**Objective**
Quote each line of the material verbatim, without the pictures.
■ ■ ■ ■
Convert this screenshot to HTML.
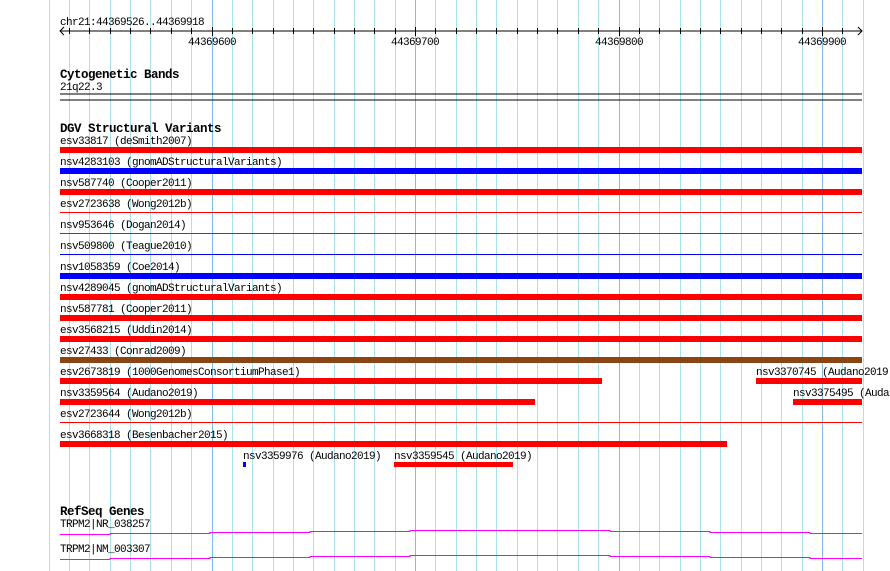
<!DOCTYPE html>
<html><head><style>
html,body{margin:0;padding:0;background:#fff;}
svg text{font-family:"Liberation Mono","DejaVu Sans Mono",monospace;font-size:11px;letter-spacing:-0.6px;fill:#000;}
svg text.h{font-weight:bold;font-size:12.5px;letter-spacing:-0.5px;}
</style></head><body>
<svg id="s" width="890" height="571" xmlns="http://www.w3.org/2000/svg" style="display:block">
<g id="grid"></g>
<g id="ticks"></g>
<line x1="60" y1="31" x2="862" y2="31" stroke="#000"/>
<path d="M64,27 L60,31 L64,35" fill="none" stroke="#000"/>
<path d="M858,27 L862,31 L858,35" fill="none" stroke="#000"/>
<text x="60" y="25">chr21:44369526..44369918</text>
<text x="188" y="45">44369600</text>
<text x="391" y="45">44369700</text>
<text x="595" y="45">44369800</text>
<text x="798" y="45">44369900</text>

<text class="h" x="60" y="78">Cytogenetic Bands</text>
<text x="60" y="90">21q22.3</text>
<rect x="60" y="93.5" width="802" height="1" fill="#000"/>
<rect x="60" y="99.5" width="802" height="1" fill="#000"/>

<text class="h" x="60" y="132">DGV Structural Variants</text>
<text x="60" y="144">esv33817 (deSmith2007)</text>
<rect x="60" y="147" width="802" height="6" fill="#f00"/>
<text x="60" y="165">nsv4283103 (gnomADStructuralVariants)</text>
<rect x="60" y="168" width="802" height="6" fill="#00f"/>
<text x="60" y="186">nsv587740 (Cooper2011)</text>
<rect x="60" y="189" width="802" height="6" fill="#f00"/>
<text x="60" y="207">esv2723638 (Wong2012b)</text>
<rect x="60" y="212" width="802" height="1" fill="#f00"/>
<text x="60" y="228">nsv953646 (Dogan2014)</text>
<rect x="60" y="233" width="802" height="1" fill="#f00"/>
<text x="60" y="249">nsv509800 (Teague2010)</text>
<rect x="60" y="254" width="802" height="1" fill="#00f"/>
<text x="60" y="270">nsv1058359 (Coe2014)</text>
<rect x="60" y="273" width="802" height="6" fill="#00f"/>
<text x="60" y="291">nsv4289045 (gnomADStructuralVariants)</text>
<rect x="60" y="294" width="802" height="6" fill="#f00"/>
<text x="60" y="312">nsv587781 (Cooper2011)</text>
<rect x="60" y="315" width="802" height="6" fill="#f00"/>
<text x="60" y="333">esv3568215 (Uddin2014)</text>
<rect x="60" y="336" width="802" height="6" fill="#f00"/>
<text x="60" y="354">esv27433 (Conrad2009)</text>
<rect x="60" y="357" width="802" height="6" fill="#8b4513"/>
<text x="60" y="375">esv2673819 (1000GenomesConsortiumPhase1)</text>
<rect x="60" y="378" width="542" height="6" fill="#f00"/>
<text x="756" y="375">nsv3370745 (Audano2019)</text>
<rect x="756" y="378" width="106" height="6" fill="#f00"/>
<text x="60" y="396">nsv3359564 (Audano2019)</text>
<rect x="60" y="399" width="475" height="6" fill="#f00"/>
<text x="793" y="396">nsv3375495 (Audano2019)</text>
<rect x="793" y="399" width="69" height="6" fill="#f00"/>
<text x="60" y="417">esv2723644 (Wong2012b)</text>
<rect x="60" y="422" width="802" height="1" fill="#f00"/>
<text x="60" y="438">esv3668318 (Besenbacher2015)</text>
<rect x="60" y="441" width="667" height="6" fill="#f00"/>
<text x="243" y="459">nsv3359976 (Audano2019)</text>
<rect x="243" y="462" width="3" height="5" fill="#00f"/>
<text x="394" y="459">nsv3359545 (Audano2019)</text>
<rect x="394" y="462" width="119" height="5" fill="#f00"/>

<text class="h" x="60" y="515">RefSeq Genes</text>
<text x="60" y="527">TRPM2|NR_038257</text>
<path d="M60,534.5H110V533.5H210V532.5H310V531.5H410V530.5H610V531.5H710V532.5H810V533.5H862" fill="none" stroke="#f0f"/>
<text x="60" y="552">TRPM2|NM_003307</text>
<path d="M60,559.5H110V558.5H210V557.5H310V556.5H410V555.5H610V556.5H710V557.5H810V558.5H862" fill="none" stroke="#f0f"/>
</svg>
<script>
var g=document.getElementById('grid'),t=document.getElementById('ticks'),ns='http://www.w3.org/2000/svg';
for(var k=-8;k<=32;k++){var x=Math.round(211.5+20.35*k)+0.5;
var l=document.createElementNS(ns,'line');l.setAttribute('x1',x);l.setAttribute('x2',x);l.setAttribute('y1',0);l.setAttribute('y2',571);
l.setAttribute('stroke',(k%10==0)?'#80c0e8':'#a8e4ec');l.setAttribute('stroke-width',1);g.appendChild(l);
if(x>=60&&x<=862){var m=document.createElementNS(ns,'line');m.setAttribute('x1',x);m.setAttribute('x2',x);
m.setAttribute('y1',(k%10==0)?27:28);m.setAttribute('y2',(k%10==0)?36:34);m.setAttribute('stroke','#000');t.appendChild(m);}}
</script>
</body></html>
■ ■ ■ ■
**Written answer**
Convert this screenshot to HTML.
<!DOCTYPE html>
<html><head><style>
html,body{margin:0;padding:0;background:#fff;}
svg text{font-family:"Liberation Mono","DejaVu Sans Mono",monospace;font-size:11px;letter-spacing:-0.6px;fill:#000;}
svg text.h{font-weight:bold;font-size:12.5px;letter-spacing:-0.5px;}
</style></head><body>
<svg id="s" width="890" height="571" xmlns="http://www.w3.org/2000/svg" style="display:block">
<g id="grid"></g>
<g id="ticks"></g>
<line x1="60" y1="31" x2="862" y2="31" stroke="#000"/>
<path d="M64,27 L60,31 L64,35" fill="none" stroke="#000"/>
<path d="M858,27 L862,31 L858,35" fill="none" stroke="#000"/>
<text x="60" y="25">chr21:44369526..44369918</text>
<text x="188" y="45">44369600</text>
<text x="391" y="45">44369700</text>
<text x="595" y="45">44369800</text>
<text x="798" y="45">44369900</text>

<text class="h" x="60" y="78">Cytogenetic Bands</text>
<text x="60" y="90">21q22.3</text>
<rect x="60" y="93.5" width="802" height="1" fill="#000"/>
<rect x="60" y="99.5" width="802" height="1" fill="#000"/>

<text class="h" x="60" y="132">DGV Structural Variants</text>
<text x="60" y="144">esv33817 (deSmith2007)</text>
<rect x="60" y="147" width="802" height="6" fill="#f00"/>
<text x="60" y="165">nsv4283103 (gnomADStructuralVariants)</text>
<rect x="60" y="168" width="802" height="6" fill="#00f"/>
<text x="60" y="186">nsv587740 (Cooper2011)</text>
<rect x="60" y="189" width="802" height="6" fill="#f00"/>
<text x="60" y="207">esv2723638 (Wong2012b)</text>
<rect x="60" y="212" width="802" height="1" fill="#f00"/>
<text x="60" y="228">nsv953646 (Dogan2014)</text>
<rect x="60" y="233" width="802" height="1" fill="#f00"/>
<text x="60" y="249">nsv509800 (Teague2010)</text>
<rect x="60" y="254" width="802" height="1" fill="#00f"/>
<text x="60" y="270">nsv1058359 (Coe2014)</text>
<rect x="60" y="273" width="802" height="6" fill="#00f"/>
<text x="60" y="291">nsv4289045 (gnomADStructuralVariants)</text>
<rect x="60" y="294" width="802" height="6" fill="#f00"/>
<text x="60" y="312">nsv587781 (Cooper2011)</text>
<rect x="60" y="315" width="802" height="6" fill="#f00"/>
<text x="60" y="333">esv3568215 (Uddin2014)</text>
<rect x="60" y="336" width="802" height="6" fill="#f00"/>
<text x="60" y="354">esv27433 (Conrad2009)</text>
<rect x="60" y="357" width="802" height="6" fill="#8b4513"/>
<text x="60" y="375">esv2673819 (1000GenomesConsortiumPhase1)</text>
<rect x="60" y="378" width="542" height="6" fill="#f00"/>
<text x="756" y="375">nsv3370745 (Audano2019)</text>
<rect x="756" y="378" width="106" height="6" fill="#f00"/>
<text x="60" y="396">nsv3359564 (Audano2019)</text>
<rect x="60" y="399" width="475" height="6" fill="#f00"/>
<text x="793" y="396">nsv3375495 (Audano2019)</text>
<rect x="793" y="399" width="69" height="6" fill="#f00"/>
<text x="60" y="417">esv2723644 (Wong2012b)</text>
<rect x="60" y="422" width="802" height="1" fill="#f00"/>
<text x="60" y="438">esv3668318 (Besenbacher2015)</text>
<rect x="60" y="441" width="667" height="6" fill="#f00"/>
<text x="243" y="459">nsv3359976 (Audano2019)</text>
<rect x="243" y="462" width="3" height="5" fill="#00f"/>
<text x="394" y="459">nsv3359545 (Audano2019)</text>
<rect x="394" y="462" width="119" height="5" fill="#f00"/>

<text class="h" x="60" y="515">RefSeq Genes</text>
<text x="60" y="527">TRPM2|NR_038257</text>
<path d="M60,534.5H110V533.5H210V532.5H310V531.5H410V530.5H610V531.5H710V532.5H810V533.5H862" fill="none" stroke="#f0f"/>
<text x="60" y="552">TRPM2|NM_003307</text>
<path d="M60,559.5H110V558.5H210V557.5H310V556.5H410V555.5H610V556.5H710V557.5H810V558.5H862" fill="none" stroke="#f0f"/>
</svg>
<script>
var g=document.getElementById('grid'),t=document.getElementById('ticks'),ns='http://www.w3.org/2000/svg';
for(var k=-8;k<=32;k++){var x=Math.round(211.5+20.35*k)+0.5;
var l=document.createElementNS(ns,'line');l.setAttribute('x1',x);l.setAttribute('x2',x);l.setAttribute('y1',0);l.setAttribute('y2',571);
l.setAttribute('stroke',(k%10==0)?'#80c0e8':'#a8e4ec');l.setAttribute('stroke-width',1);g.appendChild(l);
if(x>=60&&x<=862){var m=document.createElementNS(ns,'line');m.setAttribute('x1',x);m.setAttribute('x2',x);
m.setAttribute('y1',(k%10==0)?27:28);m.setAttribute('y2',(k%10==0)?36:34);m.setAttribute('stroke','#000');t.appendChild(m);}}
</script>
</body></html>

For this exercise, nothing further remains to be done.